== Exercise aim ==
Copy each line below exactly and leave the pictures out.

══ Data segment ══

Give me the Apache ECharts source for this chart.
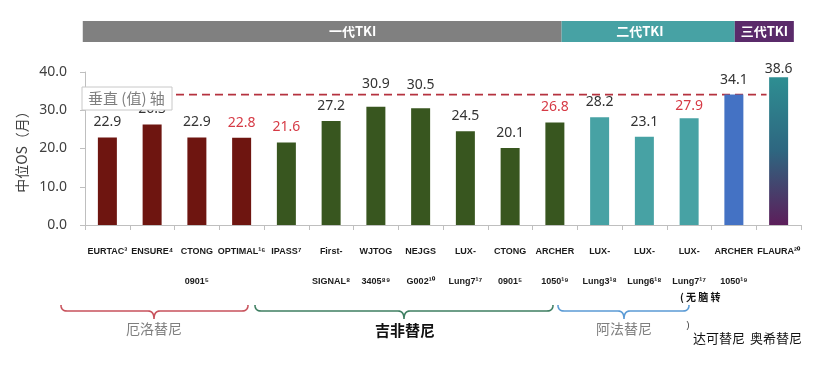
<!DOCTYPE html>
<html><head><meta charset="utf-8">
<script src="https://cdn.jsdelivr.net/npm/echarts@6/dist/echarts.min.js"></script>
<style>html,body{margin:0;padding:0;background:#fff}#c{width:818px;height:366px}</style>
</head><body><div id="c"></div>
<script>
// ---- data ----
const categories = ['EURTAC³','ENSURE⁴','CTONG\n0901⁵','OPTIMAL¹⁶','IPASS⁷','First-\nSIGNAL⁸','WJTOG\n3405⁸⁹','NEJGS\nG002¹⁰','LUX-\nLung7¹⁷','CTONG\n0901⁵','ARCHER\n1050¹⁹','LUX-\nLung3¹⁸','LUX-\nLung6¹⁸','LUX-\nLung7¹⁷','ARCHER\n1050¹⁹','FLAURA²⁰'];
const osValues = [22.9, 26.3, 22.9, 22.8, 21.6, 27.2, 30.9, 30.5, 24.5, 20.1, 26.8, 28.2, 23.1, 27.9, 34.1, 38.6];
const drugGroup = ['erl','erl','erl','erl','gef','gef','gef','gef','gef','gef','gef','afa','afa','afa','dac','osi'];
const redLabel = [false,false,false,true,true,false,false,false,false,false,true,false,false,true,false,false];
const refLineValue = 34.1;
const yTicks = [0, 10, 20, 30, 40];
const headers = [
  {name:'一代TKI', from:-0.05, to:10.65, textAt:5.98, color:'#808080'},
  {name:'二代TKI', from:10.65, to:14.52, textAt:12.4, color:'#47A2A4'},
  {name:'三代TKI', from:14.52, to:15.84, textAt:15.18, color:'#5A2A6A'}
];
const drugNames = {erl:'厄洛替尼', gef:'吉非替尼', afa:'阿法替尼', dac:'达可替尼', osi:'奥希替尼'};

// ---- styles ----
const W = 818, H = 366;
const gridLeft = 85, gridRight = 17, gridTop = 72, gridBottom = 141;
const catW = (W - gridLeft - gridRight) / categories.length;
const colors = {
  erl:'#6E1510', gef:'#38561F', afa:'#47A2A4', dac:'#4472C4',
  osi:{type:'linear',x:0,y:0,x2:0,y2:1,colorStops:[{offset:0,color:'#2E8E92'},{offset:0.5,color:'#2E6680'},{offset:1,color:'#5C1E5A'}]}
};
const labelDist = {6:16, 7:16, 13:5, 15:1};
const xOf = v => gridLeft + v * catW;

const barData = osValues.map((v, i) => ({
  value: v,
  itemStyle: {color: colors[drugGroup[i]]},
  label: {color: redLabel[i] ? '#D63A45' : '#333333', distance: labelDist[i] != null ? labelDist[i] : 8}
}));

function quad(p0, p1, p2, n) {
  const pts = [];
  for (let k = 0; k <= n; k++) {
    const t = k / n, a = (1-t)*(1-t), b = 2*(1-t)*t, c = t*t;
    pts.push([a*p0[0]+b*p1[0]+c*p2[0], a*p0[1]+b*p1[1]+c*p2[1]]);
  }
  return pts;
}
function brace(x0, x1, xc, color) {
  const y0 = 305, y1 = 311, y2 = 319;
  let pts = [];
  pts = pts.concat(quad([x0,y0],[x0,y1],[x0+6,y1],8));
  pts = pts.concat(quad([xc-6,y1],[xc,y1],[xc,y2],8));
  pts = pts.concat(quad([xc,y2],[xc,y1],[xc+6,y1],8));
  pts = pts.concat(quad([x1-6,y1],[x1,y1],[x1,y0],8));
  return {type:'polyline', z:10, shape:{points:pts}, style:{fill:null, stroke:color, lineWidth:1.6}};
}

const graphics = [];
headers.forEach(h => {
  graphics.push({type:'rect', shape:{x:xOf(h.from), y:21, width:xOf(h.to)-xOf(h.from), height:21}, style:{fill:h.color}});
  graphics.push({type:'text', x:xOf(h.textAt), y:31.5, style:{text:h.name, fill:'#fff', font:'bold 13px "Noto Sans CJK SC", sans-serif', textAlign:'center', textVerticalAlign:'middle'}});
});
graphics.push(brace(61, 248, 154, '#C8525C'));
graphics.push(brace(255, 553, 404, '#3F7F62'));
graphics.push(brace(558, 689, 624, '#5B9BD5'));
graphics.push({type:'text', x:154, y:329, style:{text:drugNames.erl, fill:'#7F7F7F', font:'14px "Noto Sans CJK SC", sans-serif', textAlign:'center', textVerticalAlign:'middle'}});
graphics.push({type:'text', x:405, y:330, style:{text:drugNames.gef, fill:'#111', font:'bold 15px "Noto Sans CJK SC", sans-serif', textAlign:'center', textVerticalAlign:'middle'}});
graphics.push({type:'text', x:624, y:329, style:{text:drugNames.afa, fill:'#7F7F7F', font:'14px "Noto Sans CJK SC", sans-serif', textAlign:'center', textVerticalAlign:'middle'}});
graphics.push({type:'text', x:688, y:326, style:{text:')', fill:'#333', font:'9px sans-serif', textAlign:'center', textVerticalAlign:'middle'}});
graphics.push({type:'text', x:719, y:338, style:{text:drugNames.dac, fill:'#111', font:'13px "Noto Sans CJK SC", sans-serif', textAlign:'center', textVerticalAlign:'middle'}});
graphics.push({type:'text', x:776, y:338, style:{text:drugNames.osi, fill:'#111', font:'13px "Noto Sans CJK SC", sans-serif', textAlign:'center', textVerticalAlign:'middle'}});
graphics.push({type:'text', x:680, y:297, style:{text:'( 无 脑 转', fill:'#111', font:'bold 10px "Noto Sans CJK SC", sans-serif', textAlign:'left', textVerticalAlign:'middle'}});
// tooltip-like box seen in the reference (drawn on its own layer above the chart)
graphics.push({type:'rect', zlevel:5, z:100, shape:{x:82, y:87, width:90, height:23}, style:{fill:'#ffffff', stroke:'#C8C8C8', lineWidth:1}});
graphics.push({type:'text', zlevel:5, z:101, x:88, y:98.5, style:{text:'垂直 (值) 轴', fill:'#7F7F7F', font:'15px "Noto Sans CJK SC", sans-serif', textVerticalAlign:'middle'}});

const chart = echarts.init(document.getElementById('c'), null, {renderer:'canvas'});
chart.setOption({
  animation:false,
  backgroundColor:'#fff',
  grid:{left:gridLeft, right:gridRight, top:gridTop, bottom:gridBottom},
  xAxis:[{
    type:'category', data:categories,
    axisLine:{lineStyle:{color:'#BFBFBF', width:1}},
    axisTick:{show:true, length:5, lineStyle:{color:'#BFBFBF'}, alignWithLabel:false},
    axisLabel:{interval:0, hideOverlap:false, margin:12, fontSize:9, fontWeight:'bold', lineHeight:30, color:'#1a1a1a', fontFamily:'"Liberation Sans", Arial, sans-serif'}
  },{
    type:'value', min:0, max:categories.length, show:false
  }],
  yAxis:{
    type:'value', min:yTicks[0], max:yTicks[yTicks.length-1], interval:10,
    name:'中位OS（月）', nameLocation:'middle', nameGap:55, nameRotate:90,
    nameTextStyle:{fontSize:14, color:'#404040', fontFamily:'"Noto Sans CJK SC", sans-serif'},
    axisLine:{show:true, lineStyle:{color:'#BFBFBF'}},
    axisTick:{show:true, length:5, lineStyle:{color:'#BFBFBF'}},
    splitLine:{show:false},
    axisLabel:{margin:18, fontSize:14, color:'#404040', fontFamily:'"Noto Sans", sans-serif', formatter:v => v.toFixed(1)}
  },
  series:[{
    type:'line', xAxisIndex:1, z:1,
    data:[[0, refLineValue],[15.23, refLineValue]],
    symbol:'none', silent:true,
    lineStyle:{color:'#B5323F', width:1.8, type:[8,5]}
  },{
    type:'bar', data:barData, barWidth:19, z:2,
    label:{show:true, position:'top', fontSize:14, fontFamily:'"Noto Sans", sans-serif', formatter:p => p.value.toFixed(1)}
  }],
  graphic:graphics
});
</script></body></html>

═══

== Response for this exercise ==
Give me the Apache ECharts source for this chart.
<!DOCTYPE html>
<html><head><meta charset="utf-8">
<script src="https://cdn.jsdelivr.net/npm/echarts@6/dist/echarts.min.js"></script>
<style>html,body{margin:0;padding:0;background:#fff}#c{width:818px;height:366px}</style>
</head><body><div id="c"></div>
<script>
// ---- data ----
const categories = ['EURTAC³','ENSURE⁴','CTONG\n0901⁵','OPTIMAL¹⁶','IPASS⁷','First-\nSIGNAL⁸','WJTOG\n3405⁸⁹','NEJGS\nG002¹⁰','LUX-\nLung7¹⁷','CTONG\n0901⁵','ARCHER\n1050¹⁹','LUX-\nLung3¹⁸','LUX-\nLung6¹⁸','LUX-\nLung7¹⁷','ARCHER\n1050¹⁹','FLAURA²⁰'];
const osValues = [22.9, 26.3, 22.9, 22.8, 21.6, 27.2, 30.9, 30.5, 24.5, 20.1, 26.8, 28.2, 23.1, 27.9, 34.1, 38.6];
const drugGroup = ['erl','erl','erl','erl','gef','gef','gef','gef','gef','gef','gef','afa','afa','afa','dac','osi'];
const redLabel = [false,false,false,true,true,false,false,false,false,false,true,false,false,true,false,false];
const refLineValue = 34.1;
const yTicks = [0, 10, 20, 30, 40];
const headers = [
  {name:'一代TKI', from:-0.05, to:10.65, textAt:5.98, color:'#808080'},
  {name:'二代TKI', from:10.65, to:14.52, textAt:12.4, color:'#47A2A4'},
  {name:'三代TKI', from:14.52, to:15.84, textAt:15.18, color:'#5A2A6A'}
];
const drugNames = {erl:'厄洛替尼', gef:'吉非替尼', afa:'阿法替尼', dac:'达可替尼', osi:'奥希替尼'};

// ---- styles ----
const W = 818, H = 366;
const gridLeft = 85, gridRight = 17, gridTop = 72, gridBottom = 141;
const catW = (W - gridLeft - gridRight) / categories.length;
const colors = {
  erl:'#6E1510', gef:'#38561F', afa:'#47A2A4', dac:'#4472C4',
  osi:{type:'linear',x:0,y:0,x2:0,y2:1,colorStops:[{offset:0,color:'#2E8E92'},{offset:0.5,color:'#2E6680'},{offset:1,color:'#5C1E5A'}]}
};
const labelDist = {6:16, 7:16, 13:5, 15:1};
const xOf = v => gridLeft + v * catW;

const barData = osValues.map((v, i) => ({
  value: v,
  itemStyle: {color: colors[drugGroup[i]]},
  label: {color: redLabel[i] ? '#D63A45' : '#333333', distance: labelDist[i] != null ? labelDist[i] : 8}
}));

function quad(p0, p1, p2, n) {
  const pts = [];
  for (let k = 0; k <= n; k++) {
    const t = k / n, a = (1-t)*(1-t), b = 2*(1-t)*t, c = t*t;
    pts.push([a*p0[0]+b*p1[0]+c*p2[0], a*p0[1]+b*p1[1]+c*p2[1]]);
  }
  return pts;
}
function brace(x0, x1, xc, color) {
  const y0 = 305, y1 = 311, y2 = 319;
  let pts = [];
  pts = pts.concat(quad([x0,y0],[x0,y1],[x0+6,y1],8));
  pts = pts.concat(quad([xc-6,y1],[xc,y1],[xc,y2],8));
  pts = pts.concat(quad([xc,y2],[xc,y1],[xc+6,y1],8));
  pts = pts.concat(quad([x1-6,y1],[x1,y1],[x1,y0],8));
  return {type:'polyline', z:10, shape:{points:pts}, style:{fill:null, stroke:color, lineWidth:1.6}};
}

const graphics = [];
headers.forEach(h => {
  graphics.push({type:'rect', shape:{x:xOf(h.from), y:21, width:xOf(h.to)-xOf(h.from), height:21}, style:{fill:h.color}});
  graphics.push({type:'text', x:xOf(h.textAt), y:31.5, style:{text:h.name, fill:'#fff', font:'bold 13px "Noto Sans CJK SC", sans-serif', textAlign:'center', textVerticalAlign:'middle'}});
});
graphics.push(brace(61, 248, 154, '#C8525C'));
graphics.push(brace(255, 553, 404, '#3F7F62'));
graphics.push(brace(558, 689, 624, '#5B9BD5'));
graphics.push({type:'text', x:154, y:329, style:{text:drugNames.erl, fill:'#7F7F7F', font:'14px "Noto Sans CJK SC", sans-serif', textAlign:'center', textVerticalAlign:'middle'}});
graphics.push({type:'text', x:405, y:330, style:{text:drugNames.gef, fill:'#111', font:'bold 15px "Noto Sans CJK SC", sans-serif', textAlign:'center', textVerticalAlign:'middle'}});
graphics.push({type:'text', x:624, y:329, style:{text:drugNames.afa, fill:'#7F7F7F', font:'14px "Noto Sans CJK SC", sans-serif', textAlign:'center', textVerticalAlign:'middle'}});
graphics.push({type:'text', x:688, y:326, style:{text:')', fill:'#333', font:'9px sans-serif', textAlign:'center', textVerticalAlign:'middle'}});
graphics.push({type:'text', x:719, y:338, style:{text:drugNames.dac, fill:'#111', font:'13px "Noto Sans CJK SC", sans-serif', textAlign:'center', textVerticalAlign:'middle'}});
graphics.push({type:'text', x:776, y:338, style:{text:drugNames.osi, fill:'#111', font:'13px "Noto Sans CJK SC", sans-serif', textAlign:'center', textVerticalAlign:'middle'}});
graphics.push({type:'text', x:680, y:297, style:{text:'( 无 脑 转', fill:'#111', font:'bold 10px "Noto Sans CJK SC", sans-serif', textAlign:'left', textVerticalAlign:'middle'}});
// tooltip-like box seen in the reference (drawn on its own layer above the chart)
graphics.push({type:'rect', zlevel:5, z:100, shape:{x:82, y:87, width:90, height:23}, style:{fill:'#ffffff', stroke:'#C8C8C8', lineWidth:1}});
graphics.push({type:'text', zlevel:5, z:101, x:88, y:98.5, style:{text:'垂直 (值) 轴', fill:'#7F7F7F', font:'15px "Noto Sans CJK SC", sans-serif', textVerticalAlign:'middle'}});

const chart = echarts.init(document.getElementById('c'), null, {renderer:'canvas'});
chart.setOption({
  animation:false,
  backgroundColor:'#fff',
  grid:{left:gridLeft, right:gridRight, top:gridTop, bottom:gridBottom},
  xAxis:[{
    type:'category', data:categories,
    axisLine:{lineStyle:{color:'#BFBFBF', width:1}},
    axisTick:{show:true, length:5, lineStyle:{color:'#BFBFBF'}, alignWithLabel:false},
    axisLabel:{interval:0, hideOverlap:false, margin:12, fontSize:9, fontWeight:'bold', lineHeight:30, color:'#1a1a1a', fontFamily:'"Liberation Sans", Arial, sans-serif'}
  },{
    type:'value', min:0, max:categories.length, show:false
  }],
  yAxis:{
    type:'value', min:yTicks[0], max:yTicks[yTicks.length-1], interval:10,
    name:'中位OS（月）', nameLocation:'middle', nameGap:55, nameRotate:90,
    nameTextStyle:{fontSize:14, color:'#404040', fontFamily:'"Noto Sans CJK SC", sans-serif'},
    axisLine:{show:true, lineStyle:{color:'#BFBFBF'}},
    axisTick:{show:true, length:5, lineStyle:{color:'#BFBFBF'}},
    splitLine:{show:false},
    axisLabel:{margin:18, fontSize:14, color:'#404040', fontFamily:'"Noto Sans", sans-serif', formatter:v => v.toFixed(1)}
  },
  series:[{
    type:'line', xAxisIndex:1, z:1,
    data:[[0, refLineValue],[15.23, refLineValue]],
    symbol:'none', silent:true,
    lineStyle:{color:'#B5323F', width:1.8, type:[8,5]}
  },{
    type:'bar', data:barData, barWidth:19, z:2,
    label:{show:true, position:'top', fontSize:14, fontFamily:'"Noto Sans", sans-serif', formatter:p => p.value.toFixed(1)}
  }],
  graphic:graphics
});
</script></body></html>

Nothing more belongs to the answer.